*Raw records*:
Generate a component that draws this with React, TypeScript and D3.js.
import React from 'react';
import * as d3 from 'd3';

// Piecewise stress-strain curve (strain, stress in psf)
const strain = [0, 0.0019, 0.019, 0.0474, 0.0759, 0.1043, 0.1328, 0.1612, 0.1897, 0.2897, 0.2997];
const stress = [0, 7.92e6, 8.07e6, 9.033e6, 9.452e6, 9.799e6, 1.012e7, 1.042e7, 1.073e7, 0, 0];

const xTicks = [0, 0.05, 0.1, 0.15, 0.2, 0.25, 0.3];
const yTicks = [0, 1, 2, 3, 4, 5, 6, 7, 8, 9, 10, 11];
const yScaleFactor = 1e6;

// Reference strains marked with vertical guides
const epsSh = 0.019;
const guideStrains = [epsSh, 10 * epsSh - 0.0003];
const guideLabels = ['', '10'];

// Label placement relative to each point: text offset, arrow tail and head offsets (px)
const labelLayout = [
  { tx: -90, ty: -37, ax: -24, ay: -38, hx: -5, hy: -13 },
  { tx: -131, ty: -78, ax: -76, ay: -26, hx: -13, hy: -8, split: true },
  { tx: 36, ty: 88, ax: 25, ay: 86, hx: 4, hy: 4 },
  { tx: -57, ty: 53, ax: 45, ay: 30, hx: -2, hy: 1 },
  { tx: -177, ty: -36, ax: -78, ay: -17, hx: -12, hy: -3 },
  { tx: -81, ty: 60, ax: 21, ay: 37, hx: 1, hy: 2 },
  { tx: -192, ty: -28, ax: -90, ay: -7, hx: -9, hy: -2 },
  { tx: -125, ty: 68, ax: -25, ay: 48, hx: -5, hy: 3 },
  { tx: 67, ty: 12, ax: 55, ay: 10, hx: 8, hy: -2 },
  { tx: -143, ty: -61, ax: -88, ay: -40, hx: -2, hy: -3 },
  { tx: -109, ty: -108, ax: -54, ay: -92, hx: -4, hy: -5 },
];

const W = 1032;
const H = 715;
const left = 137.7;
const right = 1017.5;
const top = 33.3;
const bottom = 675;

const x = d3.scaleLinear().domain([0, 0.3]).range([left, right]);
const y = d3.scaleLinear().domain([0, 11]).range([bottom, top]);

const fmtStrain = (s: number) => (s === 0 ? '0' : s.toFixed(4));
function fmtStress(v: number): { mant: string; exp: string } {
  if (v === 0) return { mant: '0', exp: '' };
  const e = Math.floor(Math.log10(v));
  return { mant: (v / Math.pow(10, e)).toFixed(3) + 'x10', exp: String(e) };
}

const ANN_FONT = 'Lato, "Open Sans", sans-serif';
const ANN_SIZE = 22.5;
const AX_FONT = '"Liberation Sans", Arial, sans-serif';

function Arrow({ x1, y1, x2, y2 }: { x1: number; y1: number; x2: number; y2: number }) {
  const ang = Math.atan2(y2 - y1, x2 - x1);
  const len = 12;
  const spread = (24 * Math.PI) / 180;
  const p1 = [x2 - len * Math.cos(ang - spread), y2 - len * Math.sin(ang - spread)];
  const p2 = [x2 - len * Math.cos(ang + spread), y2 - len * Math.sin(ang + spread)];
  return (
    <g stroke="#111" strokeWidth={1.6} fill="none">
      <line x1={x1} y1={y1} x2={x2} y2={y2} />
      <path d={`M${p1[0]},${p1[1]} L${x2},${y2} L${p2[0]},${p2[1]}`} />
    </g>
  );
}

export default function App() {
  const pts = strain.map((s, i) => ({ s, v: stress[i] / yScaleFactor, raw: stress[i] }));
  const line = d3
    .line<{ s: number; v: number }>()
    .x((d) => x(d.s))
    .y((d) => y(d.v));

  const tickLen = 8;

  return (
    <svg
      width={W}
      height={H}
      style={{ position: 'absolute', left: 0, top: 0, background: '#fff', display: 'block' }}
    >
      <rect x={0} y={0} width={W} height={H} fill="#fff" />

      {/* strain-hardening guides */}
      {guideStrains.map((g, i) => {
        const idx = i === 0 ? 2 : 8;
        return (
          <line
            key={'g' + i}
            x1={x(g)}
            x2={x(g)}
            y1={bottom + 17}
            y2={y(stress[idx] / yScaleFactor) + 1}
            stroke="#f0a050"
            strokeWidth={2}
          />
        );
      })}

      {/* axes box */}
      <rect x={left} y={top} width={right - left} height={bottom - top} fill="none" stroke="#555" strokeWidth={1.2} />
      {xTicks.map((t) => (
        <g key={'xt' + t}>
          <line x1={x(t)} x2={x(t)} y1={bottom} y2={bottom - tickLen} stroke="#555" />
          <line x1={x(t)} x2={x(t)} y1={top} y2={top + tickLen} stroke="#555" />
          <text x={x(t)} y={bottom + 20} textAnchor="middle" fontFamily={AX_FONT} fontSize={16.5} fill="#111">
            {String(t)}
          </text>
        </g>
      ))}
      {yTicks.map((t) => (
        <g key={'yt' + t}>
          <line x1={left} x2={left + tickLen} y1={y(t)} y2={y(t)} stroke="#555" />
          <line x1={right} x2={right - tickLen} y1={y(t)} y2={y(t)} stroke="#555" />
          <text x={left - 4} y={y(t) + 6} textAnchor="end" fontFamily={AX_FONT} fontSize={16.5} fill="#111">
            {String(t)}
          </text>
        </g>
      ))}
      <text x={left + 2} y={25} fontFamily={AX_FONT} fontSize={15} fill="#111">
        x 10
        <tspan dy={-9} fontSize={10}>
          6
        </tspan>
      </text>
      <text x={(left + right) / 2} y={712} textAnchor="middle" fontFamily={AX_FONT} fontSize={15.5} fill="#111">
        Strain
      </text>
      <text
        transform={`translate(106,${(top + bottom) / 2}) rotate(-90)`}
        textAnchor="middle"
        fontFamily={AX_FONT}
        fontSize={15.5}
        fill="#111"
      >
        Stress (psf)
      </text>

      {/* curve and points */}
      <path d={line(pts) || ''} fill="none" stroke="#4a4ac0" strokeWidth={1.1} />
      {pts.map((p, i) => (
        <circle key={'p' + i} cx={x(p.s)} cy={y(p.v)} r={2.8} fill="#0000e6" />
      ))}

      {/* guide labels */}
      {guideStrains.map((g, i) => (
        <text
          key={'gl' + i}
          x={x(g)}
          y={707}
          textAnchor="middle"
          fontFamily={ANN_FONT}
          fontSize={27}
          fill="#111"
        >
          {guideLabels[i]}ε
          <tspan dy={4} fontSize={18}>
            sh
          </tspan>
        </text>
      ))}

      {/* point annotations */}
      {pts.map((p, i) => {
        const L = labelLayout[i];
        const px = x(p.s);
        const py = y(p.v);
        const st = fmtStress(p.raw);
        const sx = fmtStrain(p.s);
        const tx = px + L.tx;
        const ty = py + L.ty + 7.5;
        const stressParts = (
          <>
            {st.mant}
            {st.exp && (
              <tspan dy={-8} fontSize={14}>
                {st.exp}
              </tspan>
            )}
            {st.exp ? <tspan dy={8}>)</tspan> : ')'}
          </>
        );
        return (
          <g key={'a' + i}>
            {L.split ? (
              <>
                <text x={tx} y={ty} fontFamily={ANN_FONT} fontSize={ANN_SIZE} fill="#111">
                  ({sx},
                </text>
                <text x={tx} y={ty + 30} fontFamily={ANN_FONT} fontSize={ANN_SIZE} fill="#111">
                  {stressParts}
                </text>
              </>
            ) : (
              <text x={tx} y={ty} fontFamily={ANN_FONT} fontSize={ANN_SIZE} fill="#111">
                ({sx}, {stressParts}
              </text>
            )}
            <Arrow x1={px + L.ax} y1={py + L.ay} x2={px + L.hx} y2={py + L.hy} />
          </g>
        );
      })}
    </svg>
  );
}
---
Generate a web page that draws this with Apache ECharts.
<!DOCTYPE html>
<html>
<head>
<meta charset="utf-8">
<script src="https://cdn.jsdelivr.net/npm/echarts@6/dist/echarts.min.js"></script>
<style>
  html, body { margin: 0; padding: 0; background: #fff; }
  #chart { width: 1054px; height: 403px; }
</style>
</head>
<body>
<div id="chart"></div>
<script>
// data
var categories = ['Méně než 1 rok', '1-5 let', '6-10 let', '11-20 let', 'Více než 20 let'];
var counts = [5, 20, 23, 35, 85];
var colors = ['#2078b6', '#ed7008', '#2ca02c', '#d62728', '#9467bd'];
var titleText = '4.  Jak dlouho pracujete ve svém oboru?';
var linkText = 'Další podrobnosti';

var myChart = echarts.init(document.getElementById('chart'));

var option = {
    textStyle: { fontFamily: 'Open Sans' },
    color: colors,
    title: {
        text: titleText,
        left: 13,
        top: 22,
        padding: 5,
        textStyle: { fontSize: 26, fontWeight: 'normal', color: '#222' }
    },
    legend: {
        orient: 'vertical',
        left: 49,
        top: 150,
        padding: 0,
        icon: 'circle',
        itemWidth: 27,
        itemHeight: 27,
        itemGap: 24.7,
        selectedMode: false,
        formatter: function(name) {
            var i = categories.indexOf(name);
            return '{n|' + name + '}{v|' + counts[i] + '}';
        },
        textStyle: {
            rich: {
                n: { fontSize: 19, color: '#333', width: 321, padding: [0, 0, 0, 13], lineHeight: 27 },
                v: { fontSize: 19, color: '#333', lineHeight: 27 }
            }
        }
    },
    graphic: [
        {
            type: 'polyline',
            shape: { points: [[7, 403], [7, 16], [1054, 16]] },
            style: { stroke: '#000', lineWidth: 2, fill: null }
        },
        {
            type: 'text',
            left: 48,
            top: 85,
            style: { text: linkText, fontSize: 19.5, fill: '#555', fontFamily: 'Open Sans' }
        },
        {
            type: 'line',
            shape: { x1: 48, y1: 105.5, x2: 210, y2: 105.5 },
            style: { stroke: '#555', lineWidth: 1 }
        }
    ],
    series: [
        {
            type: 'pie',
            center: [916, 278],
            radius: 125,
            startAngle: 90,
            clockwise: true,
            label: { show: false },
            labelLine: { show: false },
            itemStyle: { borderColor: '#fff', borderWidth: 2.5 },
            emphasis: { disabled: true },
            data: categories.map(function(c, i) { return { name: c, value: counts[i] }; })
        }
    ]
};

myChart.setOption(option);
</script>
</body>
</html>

*What you need to do*: From the records above, print exactly the lines that run from the line with "Generate a web" to the line with "var myChart = echarts.init(document.getElementById('chart'));", inclusive.

*Exercise result*:
Generate a web page that draws this with Apache ECharts.
<!DOCTYPE html>
<html>
<head>
<meta charset="utf-8">
<script src="https://cdn.jsdelivr.net/npm/echarts@6/dist/echarts.min.js"></script>
<style>
  html, body { margin: 0; padding: 0; background: #fff; }
  #chart { width: 1054px; height: 403px; }
</style>
</head>
<body>
<div id="chart"></div>
<script>
// data
var categories = ['Méně než 1 rok', '1-5 let', '6-10 let', '11-20 let', 'Více než 20 let'];
var counts = [5, 20, 23, 35, 85];
var colors = ['#2078b6', '#ed7008', '#2ca02c', '#d62728', '#9467bd'];
var titleText = '4.  Jak dlouho pracujete ve svém oboru?';
var linkText = 'Další podrobnosti';

var myChart = echarts.init(document.getElementById('chart'));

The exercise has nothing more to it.